**Stated problem**
Scan the lines below for the string "LaTeX" and copy every one that has it.

**Material for the task**
━━━━━━

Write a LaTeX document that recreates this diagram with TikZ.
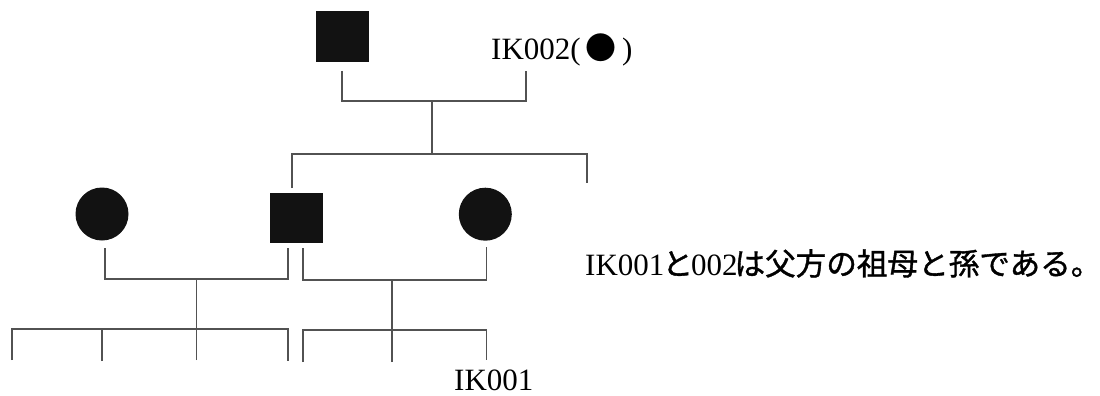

━━━━━━

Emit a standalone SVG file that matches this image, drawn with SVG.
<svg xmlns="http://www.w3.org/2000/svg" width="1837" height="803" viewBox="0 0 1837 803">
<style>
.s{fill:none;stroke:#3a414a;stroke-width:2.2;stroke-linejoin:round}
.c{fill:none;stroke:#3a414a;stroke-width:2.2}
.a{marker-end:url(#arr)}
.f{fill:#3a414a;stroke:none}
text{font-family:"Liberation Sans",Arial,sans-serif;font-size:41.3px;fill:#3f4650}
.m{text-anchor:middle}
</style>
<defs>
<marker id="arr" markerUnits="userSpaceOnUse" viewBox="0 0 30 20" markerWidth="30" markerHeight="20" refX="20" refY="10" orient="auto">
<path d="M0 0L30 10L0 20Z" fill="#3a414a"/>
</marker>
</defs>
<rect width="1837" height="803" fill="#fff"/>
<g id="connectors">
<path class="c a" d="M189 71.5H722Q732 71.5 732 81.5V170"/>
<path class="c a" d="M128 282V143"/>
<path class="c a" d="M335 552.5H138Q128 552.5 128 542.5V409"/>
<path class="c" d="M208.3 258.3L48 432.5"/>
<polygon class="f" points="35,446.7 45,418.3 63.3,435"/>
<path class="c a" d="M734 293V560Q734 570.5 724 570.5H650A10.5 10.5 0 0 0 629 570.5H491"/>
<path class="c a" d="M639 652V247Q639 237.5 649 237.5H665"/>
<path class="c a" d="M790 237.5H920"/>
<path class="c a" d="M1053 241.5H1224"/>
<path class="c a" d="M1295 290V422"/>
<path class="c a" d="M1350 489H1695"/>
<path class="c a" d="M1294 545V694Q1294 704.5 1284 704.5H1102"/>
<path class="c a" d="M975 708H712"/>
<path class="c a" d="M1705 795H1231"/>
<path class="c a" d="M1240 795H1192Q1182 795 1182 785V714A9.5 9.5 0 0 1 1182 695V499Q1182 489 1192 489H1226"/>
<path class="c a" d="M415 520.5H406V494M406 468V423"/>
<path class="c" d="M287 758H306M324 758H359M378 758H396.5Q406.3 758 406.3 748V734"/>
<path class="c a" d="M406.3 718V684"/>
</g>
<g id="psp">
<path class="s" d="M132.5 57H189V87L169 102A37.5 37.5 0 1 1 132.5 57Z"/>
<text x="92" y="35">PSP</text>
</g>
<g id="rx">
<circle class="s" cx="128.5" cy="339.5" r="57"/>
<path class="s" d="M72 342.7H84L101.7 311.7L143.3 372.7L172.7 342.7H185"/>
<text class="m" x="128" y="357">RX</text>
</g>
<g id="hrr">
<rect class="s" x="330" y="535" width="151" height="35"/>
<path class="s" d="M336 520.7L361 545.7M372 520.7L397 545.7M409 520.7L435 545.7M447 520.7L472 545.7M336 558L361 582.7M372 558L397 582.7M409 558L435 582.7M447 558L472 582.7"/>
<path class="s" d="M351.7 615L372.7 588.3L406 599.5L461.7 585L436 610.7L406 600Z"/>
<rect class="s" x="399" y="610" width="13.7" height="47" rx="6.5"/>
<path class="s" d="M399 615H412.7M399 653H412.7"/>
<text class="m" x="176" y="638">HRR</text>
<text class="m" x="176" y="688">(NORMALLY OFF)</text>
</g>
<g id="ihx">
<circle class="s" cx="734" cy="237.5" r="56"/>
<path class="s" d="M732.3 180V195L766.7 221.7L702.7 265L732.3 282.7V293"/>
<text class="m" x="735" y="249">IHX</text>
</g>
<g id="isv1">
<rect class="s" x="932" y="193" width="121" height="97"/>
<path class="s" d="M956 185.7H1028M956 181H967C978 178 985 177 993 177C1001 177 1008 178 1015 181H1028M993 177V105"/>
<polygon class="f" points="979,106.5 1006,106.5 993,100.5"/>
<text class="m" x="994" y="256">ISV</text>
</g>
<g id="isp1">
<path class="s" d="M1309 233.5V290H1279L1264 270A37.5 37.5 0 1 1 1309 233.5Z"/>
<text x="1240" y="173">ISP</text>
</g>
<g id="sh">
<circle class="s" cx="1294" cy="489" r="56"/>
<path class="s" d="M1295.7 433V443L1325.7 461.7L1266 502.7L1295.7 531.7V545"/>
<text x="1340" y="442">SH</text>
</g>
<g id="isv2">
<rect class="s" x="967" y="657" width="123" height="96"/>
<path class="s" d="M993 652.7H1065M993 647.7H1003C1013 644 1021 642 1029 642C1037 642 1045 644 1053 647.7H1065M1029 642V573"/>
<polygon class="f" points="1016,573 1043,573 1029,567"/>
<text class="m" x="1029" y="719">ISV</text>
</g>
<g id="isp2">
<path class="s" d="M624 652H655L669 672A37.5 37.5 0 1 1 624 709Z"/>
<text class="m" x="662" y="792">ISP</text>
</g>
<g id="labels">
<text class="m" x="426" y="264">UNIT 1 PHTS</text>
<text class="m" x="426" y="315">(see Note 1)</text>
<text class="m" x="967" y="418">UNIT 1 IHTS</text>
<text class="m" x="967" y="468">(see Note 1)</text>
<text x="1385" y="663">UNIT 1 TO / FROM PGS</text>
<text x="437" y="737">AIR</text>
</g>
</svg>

━━━━━━

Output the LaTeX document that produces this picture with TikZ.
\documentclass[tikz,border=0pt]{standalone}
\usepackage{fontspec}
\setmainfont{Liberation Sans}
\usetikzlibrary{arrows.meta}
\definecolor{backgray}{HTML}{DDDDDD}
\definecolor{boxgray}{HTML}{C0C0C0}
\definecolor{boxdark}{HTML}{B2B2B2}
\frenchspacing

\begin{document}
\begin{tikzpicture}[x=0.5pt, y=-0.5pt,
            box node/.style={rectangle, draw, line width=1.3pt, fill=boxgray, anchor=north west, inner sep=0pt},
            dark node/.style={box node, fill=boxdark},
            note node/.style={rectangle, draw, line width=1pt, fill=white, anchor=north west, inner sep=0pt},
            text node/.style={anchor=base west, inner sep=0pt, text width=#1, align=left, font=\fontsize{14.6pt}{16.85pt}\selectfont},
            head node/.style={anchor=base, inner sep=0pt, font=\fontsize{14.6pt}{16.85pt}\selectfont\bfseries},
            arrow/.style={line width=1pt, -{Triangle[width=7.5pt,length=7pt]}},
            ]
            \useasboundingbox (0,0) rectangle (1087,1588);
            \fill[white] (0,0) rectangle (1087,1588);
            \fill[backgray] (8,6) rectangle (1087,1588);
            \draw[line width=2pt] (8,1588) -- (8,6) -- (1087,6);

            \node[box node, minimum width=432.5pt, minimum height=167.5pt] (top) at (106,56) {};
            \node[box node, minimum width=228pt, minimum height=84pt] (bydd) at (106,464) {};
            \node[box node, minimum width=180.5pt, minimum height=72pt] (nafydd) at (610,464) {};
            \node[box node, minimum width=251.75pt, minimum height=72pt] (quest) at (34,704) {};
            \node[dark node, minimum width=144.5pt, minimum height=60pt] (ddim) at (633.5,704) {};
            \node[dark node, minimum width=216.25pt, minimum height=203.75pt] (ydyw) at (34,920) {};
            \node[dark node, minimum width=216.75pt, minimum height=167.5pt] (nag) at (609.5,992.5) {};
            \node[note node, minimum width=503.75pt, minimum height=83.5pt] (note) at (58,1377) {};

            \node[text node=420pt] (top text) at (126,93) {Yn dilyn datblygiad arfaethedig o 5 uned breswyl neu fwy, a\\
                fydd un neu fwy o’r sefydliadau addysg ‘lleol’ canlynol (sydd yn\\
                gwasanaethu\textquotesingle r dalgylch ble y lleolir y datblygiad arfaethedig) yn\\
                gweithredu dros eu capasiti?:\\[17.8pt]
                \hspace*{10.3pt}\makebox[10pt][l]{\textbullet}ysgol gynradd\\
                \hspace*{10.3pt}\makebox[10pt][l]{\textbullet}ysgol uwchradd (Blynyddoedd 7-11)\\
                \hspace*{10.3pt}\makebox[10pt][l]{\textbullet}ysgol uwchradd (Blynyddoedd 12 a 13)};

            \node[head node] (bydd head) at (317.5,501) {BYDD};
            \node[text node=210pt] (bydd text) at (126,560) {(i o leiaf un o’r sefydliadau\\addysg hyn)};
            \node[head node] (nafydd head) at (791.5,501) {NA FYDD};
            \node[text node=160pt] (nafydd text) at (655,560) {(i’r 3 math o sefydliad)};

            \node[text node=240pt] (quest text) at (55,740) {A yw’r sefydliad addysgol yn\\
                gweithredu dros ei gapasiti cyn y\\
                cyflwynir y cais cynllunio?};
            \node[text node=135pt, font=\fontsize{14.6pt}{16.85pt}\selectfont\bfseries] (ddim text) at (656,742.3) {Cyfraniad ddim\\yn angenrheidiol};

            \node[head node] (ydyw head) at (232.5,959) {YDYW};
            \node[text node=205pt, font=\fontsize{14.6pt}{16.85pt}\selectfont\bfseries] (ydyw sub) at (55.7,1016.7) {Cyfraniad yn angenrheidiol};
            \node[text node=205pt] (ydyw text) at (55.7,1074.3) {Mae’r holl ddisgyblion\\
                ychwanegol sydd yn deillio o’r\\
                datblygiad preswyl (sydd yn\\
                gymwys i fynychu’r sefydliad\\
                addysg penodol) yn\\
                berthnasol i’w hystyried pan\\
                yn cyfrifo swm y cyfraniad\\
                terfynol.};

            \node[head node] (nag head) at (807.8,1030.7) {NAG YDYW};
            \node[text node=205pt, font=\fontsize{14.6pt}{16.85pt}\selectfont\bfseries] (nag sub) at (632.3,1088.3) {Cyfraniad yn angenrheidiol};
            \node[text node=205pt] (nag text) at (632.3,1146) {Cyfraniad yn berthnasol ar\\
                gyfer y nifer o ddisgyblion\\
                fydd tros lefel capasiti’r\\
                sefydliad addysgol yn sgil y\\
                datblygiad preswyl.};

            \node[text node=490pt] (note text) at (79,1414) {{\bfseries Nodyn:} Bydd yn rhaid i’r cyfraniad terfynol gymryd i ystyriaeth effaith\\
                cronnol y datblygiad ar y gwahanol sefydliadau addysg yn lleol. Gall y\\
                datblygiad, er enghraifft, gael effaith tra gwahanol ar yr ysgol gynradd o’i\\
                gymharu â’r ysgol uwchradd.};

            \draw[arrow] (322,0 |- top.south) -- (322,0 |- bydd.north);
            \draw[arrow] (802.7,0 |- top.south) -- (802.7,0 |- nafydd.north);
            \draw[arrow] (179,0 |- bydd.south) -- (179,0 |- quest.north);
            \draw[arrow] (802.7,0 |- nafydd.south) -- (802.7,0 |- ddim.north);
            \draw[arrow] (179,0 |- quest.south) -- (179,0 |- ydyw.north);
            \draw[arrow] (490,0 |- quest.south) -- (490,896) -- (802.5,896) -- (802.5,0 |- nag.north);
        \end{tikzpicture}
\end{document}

━━━━━━

**Finished task**
Write a LaTeX document that recreates this diagram with TikZ.
Output the LaTeX document that produces this picture with TikZ.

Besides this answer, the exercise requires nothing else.